Sunday, 4 March 2007
Paxton Chadwick, Leiston
Well known artist and Communist, Paxton Chadwick was born on 4th September 1903 at Fallowfield, Manchester. As a child he showed great talent as an artist and went on to attend Manchester Art College in the 1920s. After leaving art college, he set up as a commercial artist in a studio first in Manchester, then in 1931 to Chelsea in London and from London’s west end to Welwyn Garden City.
Chadwick was then offered a part time post as art teacher at the pioneering and controversial Summerhill School at Leiston in Suffolk.
At Summerhill, he came into to contact with a number of teachers in the Communist Party, notably Vivien Jackson (herself the daughter of a prominent CP writer and printer) Max Morton, Richard Goodman and Cyril Eyre (who had joined the CP at Oxford University in 1933).
In 1934 a contingent of Hunger marchers passed through Leiston, the reception organised primarily by this group led to a crowd of over 1,000 welcoming the hunger marchers into Leiston.
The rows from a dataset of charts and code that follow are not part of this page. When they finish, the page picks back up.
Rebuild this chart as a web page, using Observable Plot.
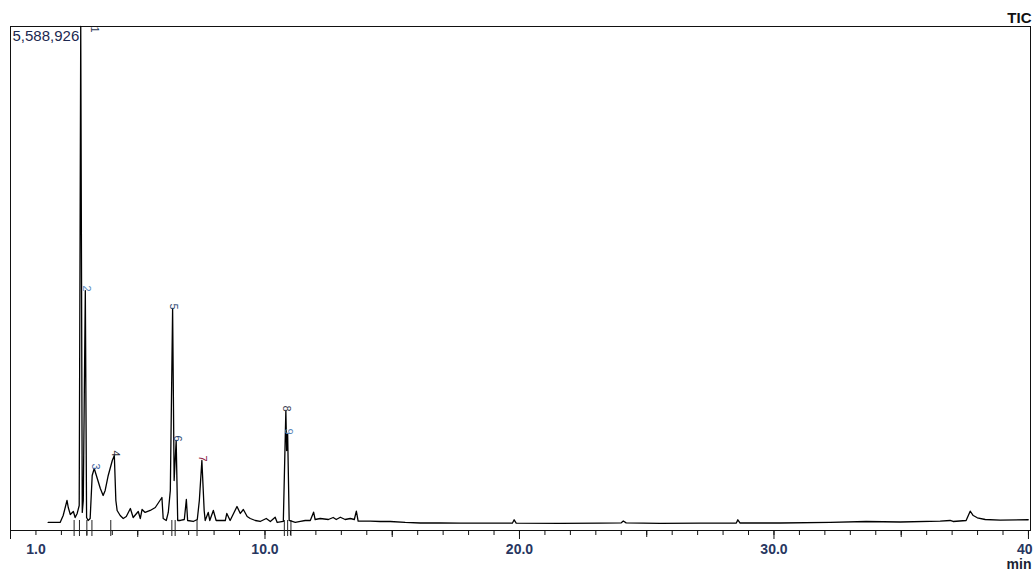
<!DOCTYPE html>
<html>
<head>
<meta charset="utf-8">
<script src="https://cdn.jsdelivr.net/npm/d3@7"></script>
<script src="https://cdn.jsdelivr.net/npm/@observablehq/plot@0.6"></script>
<style>
  html, body { margin: 0; padding: 0; background: #fff; overflow: hidden; }
  #chart { width: 1034px; height: 572px; }
</style>
</head>
<body>
<div id="chart"></div>
<script>
// Retention time (min)
const time = [1.48,1.95,2.07,2.22,2.27,2.35,2.47,2.54,2.62,2.70,2.76,2.82,2.86,2.94,2.99,3.05,3.13,3.21,3.29,3.41,3.53,3.64,3.72,3.84,4.00,4.08,4.14,4.19,4.31,4.43,4.55,4.71,4.82,5.02,5.10,5.17,5.29,5.49,5.69,5.95,6.00,6.12,6.20,6.28,6.37,6.43,6.51,6.57,6.67,6.83,6.91,6.96,7.18,7.34,7.42,7.52,7.61,7.65,7.77,7.83,7.97,8.08,8.44,8.50,8.63,8.90,9.03,9.15,9.30,9.42,9.62,9.81,10.05,10.21,10.40,10.48,10.72,10.82,10.85,10.89,10.95,11.19,11.39,11.58,11.78,11.91,11.97,12.17,12.49,12.68,12.80,12.96,13.15,13.35,13.51,13.59,13.66,14.14,14.53,14.92,15.51,16.10,16.89,17.67,18.85,19.72,19.79,19.87,21.60,23.17,24.00,24.08,24.19,25.53,27.10,28.52,28.58,28.67,30.25,32.21,33.62,34.96,36.53,36.92,37.04,37.55,37.71,37.83,37.99,38.30,38.89,39.99];
// Total ion current intensity
const intensity = [89000,89000,166000,333000,255000,177000,211000,144000,189000,277000,5588926,200000,333000,2661000,144000,111000,133000,610000,688000,577000,466000,388000,444000,610000,776000,832000,333000,222000,166000,133000,155000,244000,144000,211000,133000,233000,200000,222000,255000,366000,133000,111000,200000,444000,2462000,554000,998000,111000,111000,122000,344000,111000,100000,122000,333000,776000,222000,111000,200000,111000,222000,111000,111000,189000,111000,266000,189000,233000,155000,133000,111000,100000,133000,100000,147000,89000,100000,1331000,887000,1076000,111000,89000,100000,111000,111000,203000,122000,133000,122000,144000,122000,147000,122000,133000,122000,214000,103000,105000,100000,100000,89000,83000,83000,81000,81000,81000,119000,81000,78000,81000,85000,105000,85000,80000,81000,83000,119000,83000,83000,89000,100000,94000,105000,111000,100000,111000,214000,166000,141000,122000,116000,119000];

// Peak numbering
const peakLabels = ["1","2","3","4","5","6","7","8","9"];
const peakTimes = [2.76,2.94,3.29,4.08,6.37,6.51,7.52,10.82,10.89];
const peakHeights = [5588926,2661000,688000,832000,2462000,998000,776000,1331000,1076000];
// Integration boundary markers (min)
const boundaries = [2.50,2.71,3.00,3.20,3.94,6.34,6.47,7.33,10.76,10.89,11.02];

const maxLabel = "5,588,926";
const tickValues = [1, 10, 20, 30];
const tickText = ["1.0", "10.0", "20.0", "30.0"];
const lastTick = "40";
const unitLabel = "min";
const titleLabel = "TIC";

const signal = time.map((t, i) => ({t, v: intensity[i]}));
const peaks = peakLabels.map((l, i) => ({label: l, t: peakTimes[i], v: peakHeights[i], i}));
const labelColors = ["#2a3550","#5b8cc0","#3f5f9e","#2a2a35","#2b4670","#2b4670","#8b2040","#3a4050","#5a86b8"];

const YMAX = 5588926;
const pxPerUnit = 504 / YMAX;
const navy = "#27365f";

const chart = Plot.plot({
  width: 1034,
  height: 572,
  marginLeft: 10,
  marginRight: 4,
  marginTop: 26,
  marginBottom: 42,
  style: {fontFamily: "Arial, 'Liberation Sans', sans-serif", background: "#fff", color: "#000"},
  x: {domain: [0, 40.08], label: null},
  y: {domain: [0, YMAX], axis: null, label: null},
  marks: [
    Plot.frame({stroke: "#111", strokeWidth: 1}),
    Plot.axisX({ticks: d3.range(0, 41), tickSize: 5, tickFormat: () => "", stroke: "#111", label: null}),
    Plot.axisX({ticks: [5, 15, 25, 35], tickSize: 7, tickFormat: () => "", stroke: "#111", label: null}),
    Plot.axisX({ticks: [0, 10, 20, 30, 40], tickSize: 9, tickFormat: () => "", stroke: "#111", label: null}),
    Plot.axisX({ticks: tickValues, tickSize: 0, tickPadding: 14, tickFormat: (d) => tickText[tickValues.indexOf(d)], fontSize: 14, fontWeight: "bold", fill: navy, label: null}),
    Plot.text([lastTick], {x: () => 40, y: () => 0, text: d => d, dy: 19, dx: 4, lineAnchor: "middle", textAnchor: "end", fontSize: 14, fontWeight: "bold", fill: navy}),
    Plot.text([unitLabel], {x: () => 40, y: () => 0, text: d => d, dy: 34, dx: 3, lineAnchor: "middle", textAnchor: "end", fontSize: 14, fontWeight: "bold", fill: "#1a1f33"}),
    Plot.text([titleLabel], {frameAnchor: "top-right", text: d => d, dy: -8, dx: 1, lineAnchor: "middle", textAnchor: "end", fontSize: 15, fontWeight: "bold", fill: "#111"}),
    Plot.text([maxLabel], {frameAnchor: "top-left", text: d => d, dx: 2, dy: 10, lineAnchor: "middle", textAnchor: "start", fontSize: 15, fill: "#1c2850"}),
    Plot.ruleX(boundaries, {x: d => d, y1: () => 10 / pxPerUnit, y2: () => -6 / pxPerUnit, stroke: "#222", strokeWidth: 1}),
    Plot.line(signal, {x: "t", y: "v", stroke: "#000", strokeWidth: 1.3, curve: "linear"}),
    // peak 1 label sits beside the clipped top
    Plot.text(peaks.slice(0, 1), {x: "t", y: "v", text: "label", dx: 14, dy: 3, rotate: 90, fontSize: 11, fill: labelColors[0]}),
    Plot.text(peaks.slice(1), {x: "t", y: "v", text: "label", dx: 1, dy: -2, rotate: 90, fontSize: 11, fill: d => labelColors[d.i]})
  ]
});

document.getElementById("chart").appendChild(chart);
</script>
</body>
</html>
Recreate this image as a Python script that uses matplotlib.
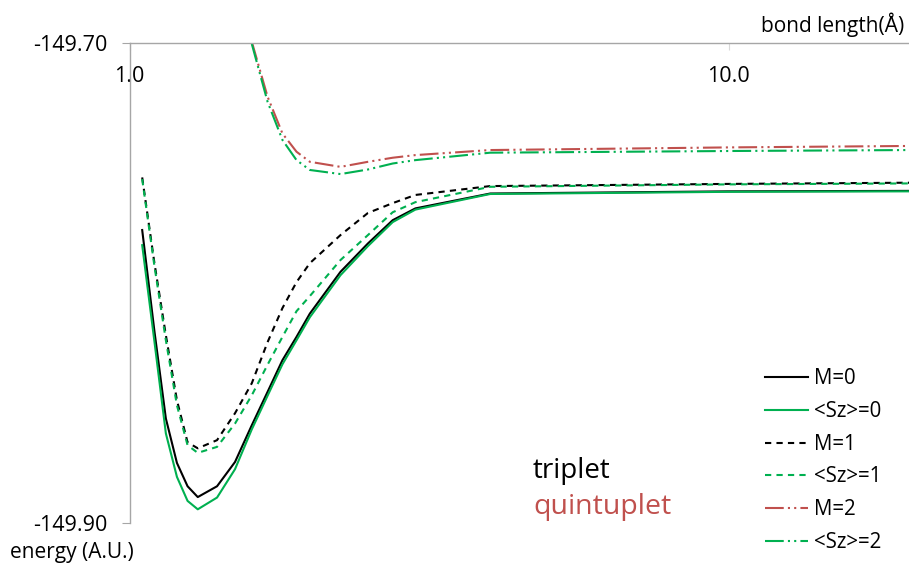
import matplotlib
matplotlib.use('Agg')
import matplotlib.pyplot as plt
from matplotlib.ticker import FixedLocator, NullLocator

plt.rcParams['font.family'] = ['Open Sans', 'DejaVu Sans']

# bond length (angstrom)
r_low = [1.05, 1.10, 1.15, 1.20, 1.25, 1.30, 1.40, 1.50, 1.60, 1.70, 1.80,
         1.90, 2.00, 2.25, 2.50, 2.75, 3.00, 4.00, 10.0, 20.0]
r_high = [1.60, 1.70, 1.80, 1.90, 2.00, 2.25, 2.50, 2.75, 3.00, 4.00, 10.0, 20.0]

# triplet
e_m0 = [-149.7780, -149.8197, -149.8565, -149.8750, -149.8847, -149.8892, -149.8847,
        -149.8746, -149.8593, -149.8454, -149.8322, -149.8225, -149.8128, -149.7954,
        -149.7836, -149.7739, -149.7690, -149.7628, -149.7619, -149.7617]
e_sz0 = [-149.7843, -149.8240, -149.8627, -149.8808, -149.8908, -149.8943, -149.8894,
         -149.8776, -149.8610, -149.8470, -149.8339, -149.8239, -149.8143, -149.7968,
         -149.7847, -149.7747, -149.7695, -149.7630, -149.7621, -149.7619]
e_m1 = [-149.7561, -149.7914, -149.8218, -149.8489, -149.8664, -149.8689, -149.8655,
        -149.8543, -149.8418, -149.8247, -149.8105, -149.7997, -149.7918, -149.7801,
        -149.7709, -149.7668, -149.7634, -149.7597, -149.7588, -149.7583]
e_sz1 = [-149.7568, -149.7926, -149.8239, -149.8510, -149.8676, -149.8708, -149.8683,
         -149.8586, -149.8468, -149.8341, -149.8225, -149.8118, -149.8055, -149.7905,
         -149.7801, -149.7706, -149.7664, -149.7600, -149.7590, -149.7586]
# quintuplet
e_m2 = [-149.6996, -149.7225, -149.7378, -149.7454, -149.7496, -149.7517, -149.7496,
        -149.7479, -149.7468, -149.7447, -149.7436, -149.7430]
e_sz2 = [-149.7005, -149.7246, -149.7405, -149.7489, -149.7530, -149.7547, -149.7528,
         -149.7503, -149.7489, -149.7458, -149.7451, -149.7447]

green = '#00b050'
red = '#c0504d'
axis_gray = '#a6a6a6'
dash = (0, (3, 2.5))
dashdotdot = (0, (9, 2, 1, 2, 1, 2))

fig = plt.figure(figsize=(9.09, 5.69), dpi=100)
ax = fig.add_axes([129.5 / 909, 46 / 569, 1 - 129.5 / 909, (523 - 42.7) / 569])

ax.plot(r_low, e_m0, color='black', lw=1.5, label='M=0')
ax.plot(r_low, e_sz0, color=green, lw=1.5, label='<Sz>=0')
ax.plot(r_low, e_m1, color='black', lw=1.5, linestyle=dash, label='M=1')
ax.plot(r_low, e_sz1, color=green, lw=1.5, linestyle=dash, label='<Sz>=1')
ax.plot(r_high, e_m2, color=red, lw=1.5, linestyle=dashdotdot, label='M=2')
ax.plot(r_high, e_sz2, color=green, lw=1.5, linestyle=dashdotdot, label='<Sz>=2')

ax.set_xscale('log')
ax.set_xlim(1, 20)
ax.set_ylim(-149.90, -149.70)
ax.xaxis.set_major_locator(FixedLocator([1, 10]))
ax.xaxis.set_minor_locator(NullLocator())
ax.set_xticklabels(['1.0', '10.0'])
ax.set_yticks([-149.90, -149.70])
ax.set_yticklabels(['-149.90', '-149.70'])

for side in ['bottom', 'right']:
    ax.spines[side].set_visible(False)
for side in ['top', 'left']:
    ax.spines[side].set_color(axis_gray)
    ax.spines[side].set_linewidth(1)

ax.xaxis.tick_top()
ax.tick_params(axis='x', direction='in', length=5, color='#d9d9d9',
               labelsize=15.5, pad=-32)
ax.tick_params(axis='y', direction='out', length=5.5, color=axis_gray,
               labelsize=15.5, pad=10)

fig.text(904 / 909, 1 - 32 / 569, 'bond length(Å)', fontsize=15,
         ha='right', va='baseline')
fig.text(10 / 909, 1 - 558 / 569, 'energy (A.U.)', fontsize=15,
         ha='left', va='baseline')
fig.text(533 / 909, 1 - 478 / 569, 'triplet', fontsize=20,
         ha='left', va='baseline', color='black')
fig.text(533 / 909, 1 - 514 / 569, 'quintuplet', fontsize=20.5,
         ha='left', va='baseline', color=red)

fig.legend(loc='upper left', bbox_to_anchor=(755 / 909, 1 - 358 / 569),
           frameon=False, fontsize=14.8, borderpad=0, handlelength=2.1,
           handletextpad=0.25, labelspacing=0.57)

fig.savefig('out.png', dpi=100)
This in a town with effectively no history of radicalism or trade unionism.
Indeed, for many years following this event Leiston became maybe not quite a “little Moscow” but never the less a beacon for progress in a sea of East Anglian darkness, known throughout the region as “That communist place” according to John Saville “a tribute to the dedication, energy and intelligence of the quite small group of political activist”
The progressive forces being helped by left wing Labour activists such as Cllr Harry Silf of Stowmarket, Alec Brown an author, Trevor David of The National council of Labour Colleges as well as securing the support of non conformist in the town including Methodist preacher Tom Morgan (Chairman of Leiston Left Book Club) and a number of local Quakers.
By 1935 Chadwick had joined the Leiston Communist Party. The local Communist Party threw itself into “popular front” work encouraging local left wingers in the Labour party to join with the CP in defeating the well entrenched Conservative majority on the local council. The almost unique unity of the CP and Labour in Leiston was to be a feature for many years to come.
The focus for the Leiston popular front work would be the Leiston Leader, the first edition of which was produced in January 1936.
During the war Chadwick was called up into the anti-aircraft arm of the Royal Artillery where he continued to carry out council work and produce a wall newspaper for his unit. Chadwick ended the war as a Captain.
As chairman of Leiston council, he introduced a regular “open nights ”where electors could quiz councillors”, secured affordable housing, clean water, fought to abuses in the private rented sector, fought for improved war pensions and led the campaign to save the local Grammar school.
He also gave support to the annual Co-operative fete, Leiston thereafter could always be relied upon to secure a sizable Communist and left Labour vote and it was not uncommon to see Chadwick’s red and white Communist posters in house windows throughout the town.
His second wife was Lee Bosence (Chadwick) also became a Communist councillor, other Communist councillors who stood in Leiston included Daphne Oliver, Sydney Woodroffe, Bill Wellford, Ernest Ling. (Max Morton a Communist farmer was elected as a communist councillor for Pentlow Parish council, nr Sudbury)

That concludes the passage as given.